_Exercise prompt:_
Find every line of the listing below where "chart" appears, and copy it.
▽
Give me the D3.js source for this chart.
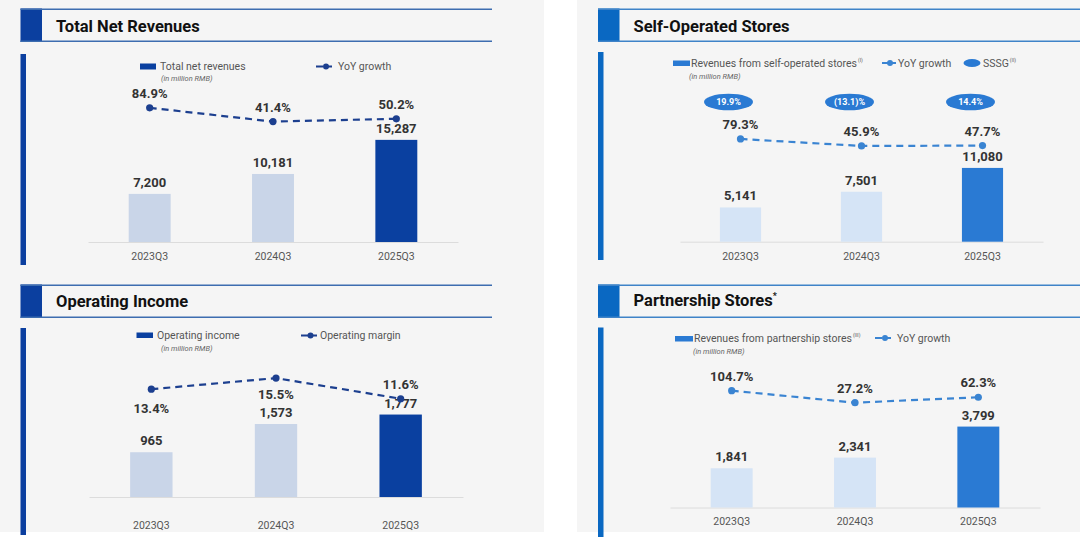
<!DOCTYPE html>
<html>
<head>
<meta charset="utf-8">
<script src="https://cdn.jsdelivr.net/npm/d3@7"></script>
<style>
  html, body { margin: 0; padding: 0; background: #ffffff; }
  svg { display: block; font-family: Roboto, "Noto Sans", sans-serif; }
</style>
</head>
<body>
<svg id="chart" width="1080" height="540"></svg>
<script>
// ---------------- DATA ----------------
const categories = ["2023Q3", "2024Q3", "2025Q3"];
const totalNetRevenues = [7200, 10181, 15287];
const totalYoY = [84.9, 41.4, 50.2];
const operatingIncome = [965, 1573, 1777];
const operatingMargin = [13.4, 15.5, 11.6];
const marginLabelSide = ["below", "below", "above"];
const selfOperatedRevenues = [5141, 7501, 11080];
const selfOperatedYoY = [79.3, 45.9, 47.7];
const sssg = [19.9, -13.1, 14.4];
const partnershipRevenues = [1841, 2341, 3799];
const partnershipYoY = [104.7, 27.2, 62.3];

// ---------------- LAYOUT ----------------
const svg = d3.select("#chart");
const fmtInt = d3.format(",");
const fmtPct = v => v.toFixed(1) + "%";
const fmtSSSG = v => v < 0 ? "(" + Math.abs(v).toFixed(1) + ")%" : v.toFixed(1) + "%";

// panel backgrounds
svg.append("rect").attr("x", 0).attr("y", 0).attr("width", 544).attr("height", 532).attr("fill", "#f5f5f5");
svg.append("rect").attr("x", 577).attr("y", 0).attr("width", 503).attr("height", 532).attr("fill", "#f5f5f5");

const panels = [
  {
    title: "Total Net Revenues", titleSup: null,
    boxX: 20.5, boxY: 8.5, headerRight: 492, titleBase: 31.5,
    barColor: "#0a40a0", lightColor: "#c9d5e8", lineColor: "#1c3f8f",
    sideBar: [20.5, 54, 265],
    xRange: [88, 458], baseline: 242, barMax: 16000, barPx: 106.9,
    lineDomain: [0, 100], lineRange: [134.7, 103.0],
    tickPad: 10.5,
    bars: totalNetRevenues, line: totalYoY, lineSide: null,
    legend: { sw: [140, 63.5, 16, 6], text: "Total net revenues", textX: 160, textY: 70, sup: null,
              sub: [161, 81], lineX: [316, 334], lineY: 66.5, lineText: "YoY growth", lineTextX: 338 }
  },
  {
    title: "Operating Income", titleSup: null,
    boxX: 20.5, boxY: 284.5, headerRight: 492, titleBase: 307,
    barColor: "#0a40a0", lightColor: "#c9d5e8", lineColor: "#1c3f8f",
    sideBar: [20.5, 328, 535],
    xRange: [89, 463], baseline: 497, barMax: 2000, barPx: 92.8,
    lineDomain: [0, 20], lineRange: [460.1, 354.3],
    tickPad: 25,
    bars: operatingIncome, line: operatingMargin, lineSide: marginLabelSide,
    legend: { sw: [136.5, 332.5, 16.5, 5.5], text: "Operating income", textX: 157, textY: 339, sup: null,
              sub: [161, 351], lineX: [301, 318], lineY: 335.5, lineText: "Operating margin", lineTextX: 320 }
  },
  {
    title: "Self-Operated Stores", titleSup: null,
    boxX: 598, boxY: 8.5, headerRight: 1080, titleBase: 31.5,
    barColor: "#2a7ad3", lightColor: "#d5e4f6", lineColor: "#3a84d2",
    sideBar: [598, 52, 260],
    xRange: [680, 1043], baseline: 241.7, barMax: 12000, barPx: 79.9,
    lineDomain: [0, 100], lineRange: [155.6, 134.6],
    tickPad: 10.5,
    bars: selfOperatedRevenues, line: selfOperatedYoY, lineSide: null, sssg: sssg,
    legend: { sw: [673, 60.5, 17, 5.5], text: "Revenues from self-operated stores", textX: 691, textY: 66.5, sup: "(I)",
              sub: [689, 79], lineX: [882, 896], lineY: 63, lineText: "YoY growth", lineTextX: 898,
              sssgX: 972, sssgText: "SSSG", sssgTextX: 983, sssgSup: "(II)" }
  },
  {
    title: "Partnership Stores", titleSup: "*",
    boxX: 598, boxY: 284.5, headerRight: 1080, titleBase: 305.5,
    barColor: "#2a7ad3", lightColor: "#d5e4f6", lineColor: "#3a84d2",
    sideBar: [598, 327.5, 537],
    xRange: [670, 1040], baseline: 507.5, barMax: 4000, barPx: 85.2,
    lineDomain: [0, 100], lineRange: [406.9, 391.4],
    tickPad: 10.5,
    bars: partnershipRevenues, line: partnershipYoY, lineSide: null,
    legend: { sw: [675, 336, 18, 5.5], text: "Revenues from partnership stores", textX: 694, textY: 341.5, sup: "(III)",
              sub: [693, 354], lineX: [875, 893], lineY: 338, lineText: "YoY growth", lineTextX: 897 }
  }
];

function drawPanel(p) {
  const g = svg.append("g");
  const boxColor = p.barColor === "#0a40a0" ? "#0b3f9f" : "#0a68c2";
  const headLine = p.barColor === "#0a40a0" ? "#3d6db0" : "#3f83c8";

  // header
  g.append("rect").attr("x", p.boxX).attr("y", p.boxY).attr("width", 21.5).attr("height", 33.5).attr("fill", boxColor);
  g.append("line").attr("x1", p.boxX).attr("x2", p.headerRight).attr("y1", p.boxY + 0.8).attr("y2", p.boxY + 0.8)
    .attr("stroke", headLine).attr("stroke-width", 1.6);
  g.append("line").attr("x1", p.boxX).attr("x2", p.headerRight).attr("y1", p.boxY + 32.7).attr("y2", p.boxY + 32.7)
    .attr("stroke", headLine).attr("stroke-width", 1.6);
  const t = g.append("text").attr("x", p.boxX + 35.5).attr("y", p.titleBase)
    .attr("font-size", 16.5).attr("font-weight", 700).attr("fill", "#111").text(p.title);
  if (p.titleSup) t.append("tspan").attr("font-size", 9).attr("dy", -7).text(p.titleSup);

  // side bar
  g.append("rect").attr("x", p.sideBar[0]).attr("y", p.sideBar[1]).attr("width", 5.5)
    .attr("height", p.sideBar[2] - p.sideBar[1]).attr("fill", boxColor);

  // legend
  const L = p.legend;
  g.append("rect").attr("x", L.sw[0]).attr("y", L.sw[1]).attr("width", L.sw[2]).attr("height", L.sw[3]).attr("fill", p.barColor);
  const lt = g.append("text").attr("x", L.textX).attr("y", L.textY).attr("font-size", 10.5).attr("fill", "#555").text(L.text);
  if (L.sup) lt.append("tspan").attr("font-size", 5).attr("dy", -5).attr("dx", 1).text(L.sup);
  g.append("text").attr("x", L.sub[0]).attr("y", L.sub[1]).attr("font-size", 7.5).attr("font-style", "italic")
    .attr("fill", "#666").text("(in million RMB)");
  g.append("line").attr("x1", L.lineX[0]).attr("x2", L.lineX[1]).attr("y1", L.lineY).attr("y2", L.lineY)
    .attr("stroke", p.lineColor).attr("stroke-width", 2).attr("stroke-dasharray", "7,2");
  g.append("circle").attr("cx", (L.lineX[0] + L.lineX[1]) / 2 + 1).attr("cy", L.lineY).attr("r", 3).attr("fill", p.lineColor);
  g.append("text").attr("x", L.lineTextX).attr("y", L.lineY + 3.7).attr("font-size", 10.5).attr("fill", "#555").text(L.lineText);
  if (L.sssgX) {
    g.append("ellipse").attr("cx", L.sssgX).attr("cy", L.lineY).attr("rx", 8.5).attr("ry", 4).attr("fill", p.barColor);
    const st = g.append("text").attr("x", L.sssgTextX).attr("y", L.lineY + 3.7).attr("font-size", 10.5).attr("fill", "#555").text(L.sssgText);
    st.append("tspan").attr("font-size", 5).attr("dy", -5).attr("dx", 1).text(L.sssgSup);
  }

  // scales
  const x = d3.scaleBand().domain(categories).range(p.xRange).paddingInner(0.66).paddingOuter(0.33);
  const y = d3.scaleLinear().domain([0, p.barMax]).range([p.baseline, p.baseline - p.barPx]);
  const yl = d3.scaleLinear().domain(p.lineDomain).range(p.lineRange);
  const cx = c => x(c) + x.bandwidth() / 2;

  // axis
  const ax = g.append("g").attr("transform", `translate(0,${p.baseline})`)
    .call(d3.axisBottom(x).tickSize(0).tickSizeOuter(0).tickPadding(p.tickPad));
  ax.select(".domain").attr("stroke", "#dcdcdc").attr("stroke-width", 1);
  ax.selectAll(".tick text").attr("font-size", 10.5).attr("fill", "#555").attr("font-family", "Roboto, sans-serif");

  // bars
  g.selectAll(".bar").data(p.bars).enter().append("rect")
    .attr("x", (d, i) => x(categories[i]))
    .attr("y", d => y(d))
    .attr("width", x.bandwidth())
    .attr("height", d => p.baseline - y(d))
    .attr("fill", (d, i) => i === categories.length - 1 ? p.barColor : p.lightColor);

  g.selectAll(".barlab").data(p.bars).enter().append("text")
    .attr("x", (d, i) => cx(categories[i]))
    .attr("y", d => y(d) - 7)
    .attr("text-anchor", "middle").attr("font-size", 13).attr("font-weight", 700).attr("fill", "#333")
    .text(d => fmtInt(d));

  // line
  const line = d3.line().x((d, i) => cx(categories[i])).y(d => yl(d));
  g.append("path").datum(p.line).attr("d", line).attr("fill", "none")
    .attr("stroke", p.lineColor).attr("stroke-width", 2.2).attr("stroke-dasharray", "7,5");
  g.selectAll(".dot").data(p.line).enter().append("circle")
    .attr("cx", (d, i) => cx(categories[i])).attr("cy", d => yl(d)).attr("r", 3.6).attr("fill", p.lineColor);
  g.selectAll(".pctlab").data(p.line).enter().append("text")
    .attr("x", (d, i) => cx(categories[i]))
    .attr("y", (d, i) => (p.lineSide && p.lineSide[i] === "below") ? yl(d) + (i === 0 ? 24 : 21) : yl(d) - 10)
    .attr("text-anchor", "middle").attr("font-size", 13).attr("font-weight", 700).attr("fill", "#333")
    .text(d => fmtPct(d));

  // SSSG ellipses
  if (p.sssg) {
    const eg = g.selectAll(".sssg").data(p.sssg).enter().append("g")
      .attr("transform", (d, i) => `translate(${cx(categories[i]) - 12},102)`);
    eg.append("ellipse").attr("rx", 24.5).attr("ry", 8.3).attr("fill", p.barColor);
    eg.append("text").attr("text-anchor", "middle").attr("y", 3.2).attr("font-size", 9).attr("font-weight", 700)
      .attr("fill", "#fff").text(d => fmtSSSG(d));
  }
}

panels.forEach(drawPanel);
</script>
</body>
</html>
△
_Output for this task:_
Give me the D3.js source for this chart.
<svg id="chart" width="1080" height="540"></svg>
const svg = d3.select("#chart");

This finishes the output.